Soixante printemps en hiver fait aussi entendre la sororité. Un soutien entre femmes précieux, aujourd’hui plus qu’hier et moins que demain. Dans sa quête d’elle-même, Josy rencontre d’autres femmes : une jeune maman avec qui elle nouera une amitié solide, d’autres femmes qui ont changé de vie et auprès de qui elle trouvera une oreille attentive. Cette sororité est précieuse et touchante, car nous avons toutes besoin de soutien de nos semblables en de multiples occasions. Ce soutien aux femmes par les femmes est aussi une pierre angulaire qu’il nous revient à nous – femmes- de cultiver et de faire fructifier.

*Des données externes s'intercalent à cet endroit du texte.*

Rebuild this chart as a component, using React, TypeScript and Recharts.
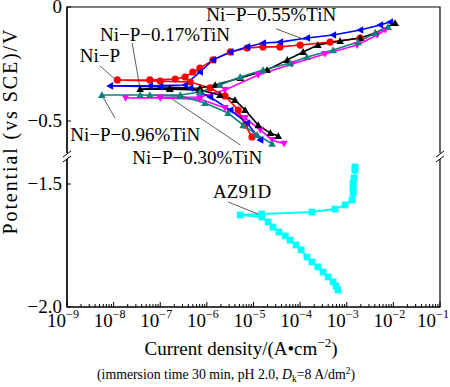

Le titre de la bande dessinée est bien entendu éminemment symbolique : le récit se déroule en hiver, ajoutant à la difficulté du départ. Les soirées commencent tôt, il fait froid, la nuit tombe vite, nous sommes vite seules avec nos pensées, nos ruminations et nos angoisses. Mais c’est aussi l’hiver d’une vie, le moment où l’héroïne a le choix : ouvrir la porte à un nouveau printemps ou laisser le froid et le gel de son existence la consumer. J’aime la douceur de ce titre mais aussi sa portée. J’y trouve une force évocatrice puissante qui attise la curiosité et amène à réfléchir, par le détour de l’Autre, à soi et au regard que nous portons au sein de la société sur ces femmes.

J’ai beaucoup aimé les dessins. Ils subliment et suggèrent à la perfection les émotions : le trop plein, l’envie de renouveau, les peurs, les angoisses, les doutes, l’isolement, la détresse, le bonheur qui revient – inattendu et différent -, la résignation, la détermination sereine et apaisée. Le coup de crayon, les couleurs, les vignettes, les dessins en pleine page, tout le travail de mise en page justement concourent à donner à voir un itinéraire humain. Ils subliment une quête initiatique différente mais porteuse de sens.

Ainsi, Soixante printemps en hiver est une bande dessinée moderne et dense. Elle est riche de sens et de questionnements actuels, elle laisse entendre la voix d’une femme qui se tisse peu à peu à celles d’autres femmes, en une communauté qui aspire à la liberté et à faire ses propres choix.